What has happened is that Google has digitally "crawled" my inbox, noted that I was writing about beds, and sent me a targeted advert. To some this is very scary. Google knows what I am writing about all the time. In theory, it knows that I have just been to the doctor for a check-up.

I have made peace with myself over Google's "invasion of my privacy" because of the service it provides.

Google is watching
'THERE was of course no way of knowing whether you were being watched at any given moment . . . It was even conceivable that they watched everybody all the time."

That quote from George Orwell's "1984" becomes increasingly prescient in light of developments in eavesdropping, pioneered by Google. Recently the company launched a service called Latitude, which allows consenting users to monitor each other's whereabouts. It's the company's latest snooping tool, the most controversial being the Street Views photographic mapping service.

When I tried Street Views by entering my address, I was surprised to see that with a single click a truly Orwellian image popped onto the screen: my house, my car, the newspaper in the driveway. I could zoom in for a clear view of the open window on the second floor and the handy drain pipe that potential burglars might use to reach that window when no one was home.

Existing law makes distinctions between public property and private property; between public figures and private individuals. Yet in the Google Universe, these boundaries become fuzzy.

"Fuzzy boundaries". Nice. I have to believe that you can do just about anything when you have fuzzy boundaries. And if something can be done, history has shown that it probably will be.

Good thing we trust these people.


Homehearts said...

Doesn't it just make you want to shake your head in disbelief? I read of these things and I keep wondering what is happening to this world.

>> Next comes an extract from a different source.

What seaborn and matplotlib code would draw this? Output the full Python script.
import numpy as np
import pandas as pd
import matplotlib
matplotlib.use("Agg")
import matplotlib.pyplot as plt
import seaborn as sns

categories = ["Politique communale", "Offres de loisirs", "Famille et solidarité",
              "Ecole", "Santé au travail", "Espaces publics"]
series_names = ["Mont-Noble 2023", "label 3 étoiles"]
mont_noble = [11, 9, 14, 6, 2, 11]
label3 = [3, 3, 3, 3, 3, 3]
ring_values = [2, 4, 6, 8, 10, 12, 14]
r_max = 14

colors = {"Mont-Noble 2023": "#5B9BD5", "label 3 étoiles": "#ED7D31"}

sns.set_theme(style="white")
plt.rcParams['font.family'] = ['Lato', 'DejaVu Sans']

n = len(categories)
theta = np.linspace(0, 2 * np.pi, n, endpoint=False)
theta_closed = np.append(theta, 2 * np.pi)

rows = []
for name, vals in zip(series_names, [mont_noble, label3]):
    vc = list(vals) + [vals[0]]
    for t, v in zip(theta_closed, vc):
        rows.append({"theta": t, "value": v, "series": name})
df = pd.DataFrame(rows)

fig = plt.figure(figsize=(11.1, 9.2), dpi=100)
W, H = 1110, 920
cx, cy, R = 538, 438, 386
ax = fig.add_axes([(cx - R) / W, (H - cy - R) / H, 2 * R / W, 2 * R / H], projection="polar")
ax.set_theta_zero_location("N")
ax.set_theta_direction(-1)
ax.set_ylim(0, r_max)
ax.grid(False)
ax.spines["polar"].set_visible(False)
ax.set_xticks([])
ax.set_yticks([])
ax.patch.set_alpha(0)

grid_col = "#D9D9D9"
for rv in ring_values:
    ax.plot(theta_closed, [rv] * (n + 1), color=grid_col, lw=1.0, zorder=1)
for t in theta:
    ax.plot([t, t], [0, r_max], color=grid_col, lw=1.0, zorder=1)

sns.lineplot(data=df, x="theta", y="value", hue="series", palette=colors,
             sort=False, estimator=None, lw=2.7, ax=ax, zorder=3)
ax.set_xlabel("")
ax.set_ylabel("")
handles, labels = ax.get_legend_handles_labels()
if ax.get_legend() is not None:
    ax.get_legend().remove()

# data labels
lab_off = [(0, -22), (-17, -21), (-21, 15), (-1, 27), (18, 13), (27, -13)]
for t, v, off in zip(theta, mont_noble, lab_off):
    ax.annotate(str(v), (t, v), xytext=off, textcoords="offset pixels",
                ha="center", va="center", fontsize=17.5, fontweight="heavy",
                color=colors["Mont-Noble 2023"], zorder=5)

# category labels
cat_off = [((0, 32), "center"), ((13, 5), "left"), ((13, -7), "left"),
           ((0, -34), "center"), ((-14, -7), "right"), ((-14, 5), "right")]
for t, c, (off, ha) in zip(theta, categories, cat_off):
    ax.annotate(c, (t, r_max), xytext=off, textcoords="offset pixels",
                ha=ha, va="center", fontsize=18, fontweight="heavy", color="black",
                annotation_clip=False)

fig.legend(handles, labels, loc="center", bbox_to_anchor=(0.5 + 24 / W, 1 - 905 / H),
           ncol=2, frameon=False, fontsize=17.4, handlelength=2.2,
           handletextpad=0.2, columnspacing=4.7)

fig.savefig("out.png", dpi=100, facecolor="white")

Something I took note of today which had real echos of a theme in your book "What So Proudly We Hailed"....The stimulus bill has a provision written into it to establish a government database for all our private medical information. This portion of the "stimulus plan" is credited to Tom Daschle who made a comment that in essence said doctors need to quit trying to act as "loners" and get with some sort of system. I think that means he wants the doctors to practice the medicine that the government deems appropriate. How do you read it?

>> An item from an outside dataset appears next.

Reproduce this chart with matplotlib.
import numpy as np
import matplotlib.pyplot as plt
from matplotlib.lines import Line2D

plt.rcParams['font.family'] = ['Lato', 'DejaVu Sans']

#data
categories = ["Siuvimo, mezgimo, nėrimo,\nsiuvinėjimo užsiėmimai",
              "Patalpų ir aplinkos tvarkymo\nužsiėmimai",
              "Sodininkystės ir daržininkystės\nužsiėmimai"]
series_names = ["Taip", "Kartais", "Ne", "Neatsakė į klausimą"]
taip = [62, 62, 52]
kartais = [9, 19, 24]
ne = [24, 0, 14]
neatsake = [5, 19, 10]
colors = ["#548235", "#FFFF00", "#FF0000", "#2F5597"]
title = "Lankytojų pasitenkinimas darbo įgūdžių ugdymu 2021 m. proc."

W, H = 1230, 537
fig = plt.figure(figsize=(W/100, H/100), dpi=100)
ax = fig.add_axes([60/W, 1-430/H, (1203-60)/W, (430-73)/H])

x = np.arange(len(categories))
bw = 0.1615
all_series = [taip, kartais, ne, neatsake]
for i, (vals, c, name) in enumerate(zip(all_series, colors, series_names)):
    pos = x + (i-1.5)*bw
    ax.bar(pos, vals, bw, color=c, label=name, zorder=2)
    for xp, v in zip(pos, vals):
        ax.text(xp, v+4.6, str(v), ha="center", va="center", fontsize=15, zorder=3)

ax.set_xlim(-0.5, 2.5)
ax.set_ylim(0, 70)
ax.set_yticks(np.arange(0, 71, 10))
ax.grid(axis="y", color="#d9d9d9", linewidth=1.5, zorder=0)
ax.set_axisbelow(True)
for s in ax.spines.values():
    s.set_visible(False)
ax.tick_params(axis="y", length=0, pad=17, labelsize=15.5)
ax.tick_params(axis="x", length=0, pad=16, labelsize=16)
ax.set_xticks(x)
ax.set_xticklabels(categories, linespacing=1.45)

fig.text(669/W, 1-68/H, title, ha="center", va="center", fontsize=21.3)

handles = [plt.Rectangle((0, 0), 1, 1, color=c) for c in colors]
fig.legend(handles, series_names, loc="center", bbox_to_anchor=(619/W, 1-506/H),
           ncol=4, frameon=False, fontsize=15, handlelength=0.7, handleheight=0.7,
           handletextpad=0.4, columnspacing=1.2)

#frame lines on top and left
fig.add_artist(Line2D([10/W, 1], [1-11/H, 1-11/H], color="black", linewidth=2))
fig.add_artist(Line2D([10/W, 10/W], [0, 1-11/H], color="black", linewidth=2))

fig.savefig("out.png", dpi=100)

Apparently our privacy rights regarding our health care and our mental health care never did actually exist because this is not even being debated and people are just not as furious as they should be about it. This provision will also start controlling the care doctors can give. Because people have been so apathetic and unwilling to get loud or to stand up against things such as this, we allowed the government the grandiose idea that is has a right to control our health care. Now our rights to privacy in our medical care and a chance to prevent government controlled health care was just handed over on a platter.

I think this bail out really is just our government bailing out on responsibility to the citizens and making a money grab for their own "want list" of government projects. I am just SICK about it, but I think I'll forego health care at this point ;)

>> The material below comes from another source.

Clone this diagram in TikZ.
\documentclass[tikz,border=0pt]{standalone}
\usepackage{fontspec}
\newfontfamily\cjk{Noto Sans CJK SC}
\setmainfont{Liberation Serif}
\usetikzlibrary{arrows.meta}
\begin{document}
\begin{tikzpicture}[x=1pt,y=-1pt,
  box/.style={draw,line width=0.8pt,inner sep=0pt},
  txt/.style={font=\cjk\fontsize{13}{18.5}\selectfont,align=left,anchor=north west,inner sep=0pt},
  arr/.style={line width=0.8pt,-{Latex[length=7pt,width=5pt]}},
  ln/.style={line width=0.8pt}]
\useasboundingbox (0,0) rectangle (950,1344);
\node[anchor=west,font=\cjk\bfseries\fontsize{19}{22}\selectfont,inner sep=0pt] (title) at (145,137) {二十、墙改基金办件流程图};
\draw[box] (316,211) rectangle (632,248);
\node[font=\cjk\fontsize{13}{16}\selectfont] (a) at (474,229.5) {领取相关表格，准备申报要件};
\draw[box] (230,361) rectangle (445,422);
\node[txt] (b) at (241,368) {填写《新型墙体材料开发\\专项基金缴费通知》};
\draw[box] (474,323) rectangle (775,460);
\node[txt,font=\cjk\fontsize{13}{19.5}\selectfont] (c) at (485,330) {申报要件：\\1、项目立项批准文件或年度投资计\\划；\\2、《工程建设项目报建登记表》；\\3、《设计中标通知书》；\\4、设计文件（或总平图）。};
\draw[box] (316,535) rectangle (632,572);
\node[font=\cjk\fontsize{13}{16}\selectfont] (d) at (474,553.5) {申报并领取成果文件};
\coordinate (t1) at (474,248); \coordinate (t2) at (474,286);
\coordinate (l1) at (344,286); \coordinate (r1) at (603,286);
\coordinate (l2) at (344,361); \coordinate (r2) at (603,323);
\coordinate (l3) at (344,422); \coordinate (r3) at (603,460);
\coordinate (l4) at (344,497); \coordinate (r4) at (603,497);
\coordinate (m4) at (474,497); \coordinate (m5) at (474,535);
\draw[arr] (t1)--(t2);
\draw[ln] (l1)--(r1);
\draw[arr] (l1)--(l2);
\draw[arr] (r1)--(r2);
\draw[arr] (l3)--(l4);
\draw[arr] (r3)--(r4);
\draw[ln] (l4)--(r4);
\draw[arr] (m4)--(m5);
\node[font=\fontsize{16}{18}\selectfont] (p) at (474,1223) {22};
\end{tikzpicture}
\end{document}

This country is in BIG trouble.

K. Dixon

Blaine Staat said...

Dear K., I think you are absolutely correct regarding your question about "what the government deems appropriate", but since government is so heavily swayed by corporate lobbyists, it is just as much about "what the medical industry (pharma, insurance, etc.) deems appropriate".

One of my frustrations is that when people talk about "health care", they are actually talking about "health insurance" and treating them as if they are the same thing. They are not. "Health care" is about me & you and what is best for us. "Health insurance" is about making money and what is best for corporate profits.

The bottom line is that our entire health care system has become an industry based on profits, not health. You can't serve two masters; we're simply living with the consequences of the one we've chosen.

My opinion anyway.

Homehearts said...

Well said.

And to repeat what you said in closing the above blog comment ~ "Good thing we trust these people."

I say that with tongue in cheek so far I might dislocate my jaw.